When she was good, she was very, very good. When she was bad, she was deadly.
Rhiannon is your average girl next door, settled with her boyfriend and little dog, but she’s got a killer secret.
Although her childhood was haunted by a famous crime, Rhinannon’s life is normal now that her celebrity has dwindled. By day her job as an editorial assistant is demeaning and unsatisfying. By evening she dutifully listens to her friend’s plans for marriage and babies whilst secretly making a list.
A kill list.
From the man on the Lidl checkout who always mishandles her apples, to the driver who cuts her off on her way to work, to the people who have got it coming, Rhiannon’s ready to get her revenge.
Because the girl everyone overlooks might be able to get away with murder.
If Marmite were a book, it would be Sweetpea. You’ll either love it or hate it.
Sweetpea delves into the mind of psychopath Rhiannon as we follow her murderous exploits via her diary. I feel like this format allowed Rhiannon to become an oddly likeable character which makes us, the reader, very confused. Much like Arya Stark, Rhiannon has a ‘kill list’ which she recites in every new entry of her diary. Sometimes it ranges from dark and twisted thoughts to funny musings about this bloke she dubs ‘Creepy Ed Sheeran’ who she keeps spotting about town.
The problem with Sweetpea is that I just didn’t find it believable. While Rhiannon initially seemed like a female version of The Fall‘s Paul Spector (which I was SO here for), she quickly became campy and careless which isn’t what one wants from a serial killer. You spend a lot more time laughing at Rhiannon’s crude humour than caring about her kills, which also become lacklustre and a bit blink-and-you-miss it as the novel goes on. By the end, I was just so befuddled as to what was going on.

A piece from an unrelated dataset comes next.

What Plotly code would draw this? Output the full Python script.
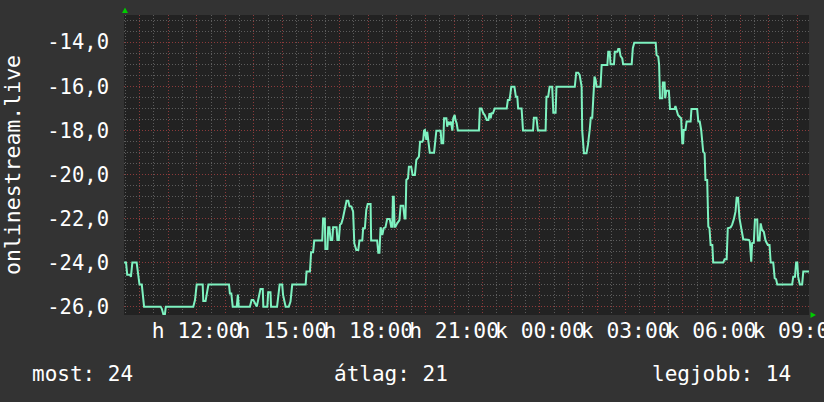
import plotly.graph_objects as go

# ---- data (time in hours since midnight of day 1, value) ----
hours = [
    9.46, 9.53, 9.57, 9.67, 9.70, 9.75, 9.90, 9.94, 10.00, 10.08, 10.11, 10.16, 10.74, 10.78,
    10.83, 10.89, 10.92, 11.88, 11.94, 12.00, 12.21, 12.23, 12.31, 12.35, 12.41, 13.13, 13.16,
    13.21, 13.26, 13.40, 13.44, 13.47, 13.86, 13.92, 13.98, 14.04, 14.10, 14.15, 14.23, 14.31,
    14.33, 14.47, 14.50, 14.58, 14.60, 14.81, 14.85, 14.90, 14.99, 15.02, 15.07, 15.11, 15.22,
    15.28, 15.34, 15.81, 15.84, 15.96, 16.00, 16.07, 16.11, 16.39, 16.42, 16.48, 16.50, 16.57,
    16.60, 16.64, 16.68, 16.74, 16.77, 16.89, 16.92, 16.97, 17.01, 17.06, 17.11, 17.18, 17.24,
    17.30, 17.34, 17.41, 17.47, 17.51, 17.58, 17.65, 17.69, 17.79, 17.82, 17.88, 17.93, 17.98,
    18.08, 18.10, 18.31, 18.35, 18.39, 18.43, 18.49, 18.54, 18.60, 18.66, 18.75, 18.80, 18.84,
    18.86, 18.89, 18.92, 18.95, 19.01, 19.09, 19.13, 19.22, 19.27, 19.30, 19.33, 19.39, 19.42,
    19.50, 19.55, 19.63, 19.68, 19.74, 19.77, 19.81, 19.89, 19.92, 19.95, 19.98, 20.03, 20.06,
    20.10, 20.15, 20.30, 20.33, 20.38, 20.53, 20.56, 20.62, 20.65, 20.73, 20.76, 20.80, 20.85,
    20.89, 20.94, 20.97, 21.02, 21.05, 21.09, 21.13, 21.87, 21.90, 21.96, 22.02, 22.07, 22.14,
    22.20, 22.24, 22.28, 22.31, 22.36, 22.42, 22.84, 22.88, 22.94, 23.00, 23.11, 23.16, 23.21,
    23.24, 23.36, 23.41, 23.67, 23.76, 23.79, 23.88, 23.93, 24.20, 24.23, 24.29, 24.34, 24.43,
    24.47, 24.55, 24.58, 25.22, 25.27, 25.34, 25.39, 25.42, 25.46, 25.48, 25.54, 25.63, 25.68,
    25.74, 25.78, 25.83, 25.87, 25.91, 25.95, 25.98, 26.12, 26.16, 26.36, 26.39, 26.44, 26.47,
    26.59, 26.62, 26.71, 26.74, 26.78, 26.82, 26.88, 26.91, 27.21, 27.25, 27.30, 28.05, 28.08,
    28.14, 28.17, 28.20, 28.28, 28.30, 28.36, 28.38, 28.42, 28.51, 28.55, 28.71, 28.74, 28.78,
    28.83, 28.90, 28.94, 28.98, 29.01, 29.03, 29.09, 29.13, 29.27, 29.30, 29.50, 29.54, 29.59,
    29.64, 29.71, 29.76, 29.79, 29.85, 29.89, 29.93, 29.97, 30.03, 30.06, 30.41, 30.46, 30.53,
    30.57, 30.67, 30.72, 30.78, 30.84, 30.88, 30.93, 30.98, 31.04, 31.11, 31.31, 31.34, 31.39,
    31.42, 31.48, 31.52, 31.60, 31.62, 31.68, 31.72, 31.77, 31.83, 31.89, 31.97, 32.03, 32.07,
    32.16, 32.21, 32.26, 32.30, 32.82, 32.86, 32.92, 32.96, 33.00, 33.03, 33.09, 33.17, 33.21,
    33.35, 33.41,
]
values = [
    -24.0, -24.0, -24.55, -24.55, -24.65, -24.0, -24.0, -24.35, -25.0, -25.0, -25.5, -26.0, -26.0, -26.1,
    -26.33, -26.33, -26.0, -26.0, -25.7, -25.0, -25.0, -25.75, -25.75, -25.45, -25.0, -25.0, -25.4,
    -25.4, -26.0, -26.0, -25.45, -26.0, -26.0, -25.7, -25.7, -25.85, -26.0, -25.7, -25.2, -25.2,
    -26.0, -26.0, -25.35, -25.35, -26.0, -26.0, -25.47, -25.0, -25.0, -25.47, -25.77, -26.0, -26.0,
    -25.77, -25.0, -25.0, -24.41, -24.41, -23.53, -23.53, -23.0, -23.0, -22.0, -22.0, -23.38, -23.38,
    -22.4, -22.4, -22.97, -22.97, -22.4, -22.4, -22.97, -22.97, -22.29, -22.22, -22.0, -21.61, -21.19,
    -21.19, -21.43, -21.46, -21.69, -23.12, -23.43, -23.43, -23.0, -23.0, -22.44, -22.44, -21.61, -21.34,
    -21.34, -23.0, -23.0, -23.55, -23.55, -22.4, -22.75, -22.44, -22.4, -22.02, -22.02, -22.37, -22.37,
    -21.01, -21.01, -22.37, -22.37, -22.22, -22.07, -21.42, -21.42, -22.0, -22.0, -20.25, -20.17, -19.65,
    -19.65, -20.02, -20.02, -19.34, -19.27, -19.19, -18.51, -18.51, -18.43, -18.01, -17.98, -18.43, -18.06,
    -18.58, -19.01, -19.01, -18.58, -18.01, -18.01, -18.58, -18.58, -17.45, -17.45, -17.83, -17.6, -17.75,
    -17.6, -18.01, -17.45, -17.3, -17.53, -17.68, -18.0, -18.0, -17.0, -17.0, -17.22, -17.3, -17.53,
    -17.53, -17.22, -17.45, -17.22, -17.22, -17.0, -17.0, -16.62, -16.62, -16.02, -16.02, -16.47, -16.47,
    -17.0, -17.0, -18.0, -18.0, -18.0, -17.42, -17.42, -18.0, -18.0, -16.47, -16.47, -16.02, -16.02,
    -17.2, -17.2, -16.02, -16.02, -15.38, -15.38, -15.48, -15.79, -16.02, -18.0, -19.04, -19.04, -18.66,
    -18.0, -17.42, -17.42, -16.47, -15.56, -15.71, -16.02, -16.02, -15.03, -15.03, -14.43, -14.43, -15.0,
    -15.0, -14.43, -14.43, -14.3, -14.3, -14.62, -14.73, -15.0, -15.0, -14.27, -14.02, -14.02, -14.58,
    -14.65, -15.03, -16.54, -16.54, -15.83, -15.83, -16.54, -16.2, -16.2, -17.03, -17.03, -16.89, -17.03,
    -17.3, -17.4, -17.45, -18.58, -18.58, -17.98, -17.98, -17.6, -17.6, -17.03, -17.03, -17.6, -17.6,
    -17.98, -18.97, -19.04, -20.25, -20.25, -22.37, -22.44, -23.2, -23.2, -24.0, -24.0, -23.85, -23.85,
    -22.44, -22.4, -22.29, -22.04, -21.69, -21.06, -21.06, -21.99, -22.52, -22.94, -22.97, -23.05, -23.96,
    -23.12, -23.1, -22.04, -22.04, -23.0, -23.0, -22.22, -22.52, -22.6, -23.0, -23.2, -23.2, -24.0,
    -24.0, -24.71, -24.76, -25.0, -25.0, -24.64, -24.64, -24.0, -24.0, -24.64, -25.0, -25.0, -24.41,
    -24.41, -24.41,
]

hour_grid = list(range(10, 34))
label_hours = [12, 15, 18, 21, 24, 27, 30, 33]
label_texts = ["h 12:00", "h 15:00", "h 18:00", "h 21:00", "k 00:00", "k 03:00", "k 06:00", "k 09:00"]

y_ticks = [-26, -24, -22, -20, -18, -16, -14]
y_labels = ["-26,0", "-24,0", "-22,0", "-20,0", "-18,0", "-16,0", "-14,0"]

y_title = "onlinestream.live"
legend_items = ["most: 24", "átlag: 21", "legjobb: 14"]

# ---- styling ----
FONT = "DejaVu Sans Mono"
LINE = "#7ef2c0"
MAJOR = "rgba(140,58,58,1)"
MINOR = "rgba(92,92,92,1)"
DASH = "1px,2px"

X0, X1 = 9.458, 33.41
Y0, Y1 = -26.38, -12.76

x_text = [label_texts[label_hours.index(h)] if h in label_hours else "" for h in hour_grid]
x_minor = [h + 0.5 for h in range(9, 33)]
y_minor = [v / 2 for v in range(-53, -25) if v % 4 != 0]

fig = go.Figure()
fig.add_trace(go.Scatter(x=hours, y=values, mode="lines",
                         line=dict(color=LINE, width=2), hoverinfo="skip"))

fig.update_layout(
    width=824, height=402,
    margin=dict(l=124, r=15, t=15, b=87, autoexpand=False),
    paper_bgcolor="#333333", plot_bgcolor="#222222",
    showlegend=False,
    font=dict(family=FONT, color="white"),
    xaxis=dict(
        range=[X0, X1], tickmode="array", tickvals=hour_grid, ticktext=x_text,
        tickangle=0, ticklabeloverflow="allow", tickfont=dict(size=21.3, family=FONT),
        showgrid=True, gridcolor=MAJOR, griddash=DASH, gridwidth=1, automargin=False,
        zeroline=False, showline=False, ticks="", ticklabelstandoff=1,
        minor=dict(tickmode="array", tickvals=x_minor, showgrid=True,
                   gridcolor=MINOR, griddash=DASH, gridwidth=1),
    ),
    yaxis=dict(
        range=[Y0, Y1], tickmode="array", tickvals=y_ticks, ticktext=y_labels,
        tickfont=dict(size=20.5, family=FONT), automargin=False,
        showgrid=True, gridcolor=MAJOR, griddash=DASH, gridwidth=1,
        zeroline=False, showline=False, ticks="", ticklabelstandoff=14,
        minor=dict(tickmode="array", tickvals=y_minor, showgrid=True,
                   gridcolor=MINOR, griddash=DASH, gridwidth=1),
        title=dict(text=y_title, font=dict(size=21.5, family=FONT), standoff=25),
    ),
)

# legend row
leg_px = [29.5, 332, 650]
for txt, px in zip(legend_items, leg_px):
    fig.add_annotation(text=txt, xref="paper", yref="paper",
                       x=(px - 124) / 685, y=(315 - 374) / 300,
                       xanchor="left", yanchor="middle", showarrow=False,
                       font=dict(size=21, family=FONT, color="white"))

# green axis arrows
fig.add_shape(type="path", xref="paper", yref="paper",
              path="M %f %f L %f %f L %f %f Z" % (
                  (122.0 - 124) / 685, (315 - 13) / 300,
                  (128.0 - 124) / 685, (315 - 13) / 300,
                  (125.0 - 124) / 685, (315 - 7.5) / 300),
              fillcolor="#00cc00", line=dict(width=0))
fig.add_shape(type="path", xref="paper", yref="paper",
              path="M %f %f L %f %f L %f %f Z" % (
                  (810.5 - 124) / 685, (315 - 312) / 300,
                  (810.5 - 124) / 685, (315 - 318) / 300,
                  (816.0 - 124) / 685, (315 - 315) / 300),
              fillcolor="#00cc00", line=dict(width=0))

fig.write_html("out.html", config={"displayModeBar": False},
               post_script="document.body.style.margin='0';")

At the risk of possibly sounding mental, I’m someone who can find story’s following psychopaths very intriguing and I could see the potential in Sweetpea to be a dark and twisted female driven thriller. It’s such a shame that it turned into a weird sort of comedic-chick lit hybrid with added murder on the odd occasion. There was an attempt at a tragic backstory to justify Rhiannon’s acts, but I felt like it wasn’t explored enough. It got brushed off as ‘Oh, she had a traumatic childhood and this is why she wants to murder men, but isn’t she so funny!’ which only works if you fully take the time to develop it a la the sexual abuse scandal in The Fall. Too much emphasis was placed on the comedy.
All that being said, I found myself unable to put Sweetpea down. It was a bit like a car crash that you just can’t look away from. Wild and abhorrent, but addictive. I’m sure it’ll divide opinions once it’s released and I look forward to seeing what others will make of it.
I found it uniquely amusing, but I think I’ll stick to the psycho killing likes of Jamie Dornan’s Paul Spector. Likability in these kind of dark and deviant characters can be fine, but I found the focus was more on Rhiannon’s overwhelmingly primitive humour than any of the actual crime or thriller aspects of the novel.
For those who are looking for a female The Fall, I’d probably give this a miss and stick to the grittier thrillers. But if you’re a fan of funny chick lit with an edge, then I think that Sweetpea is just the novel for you!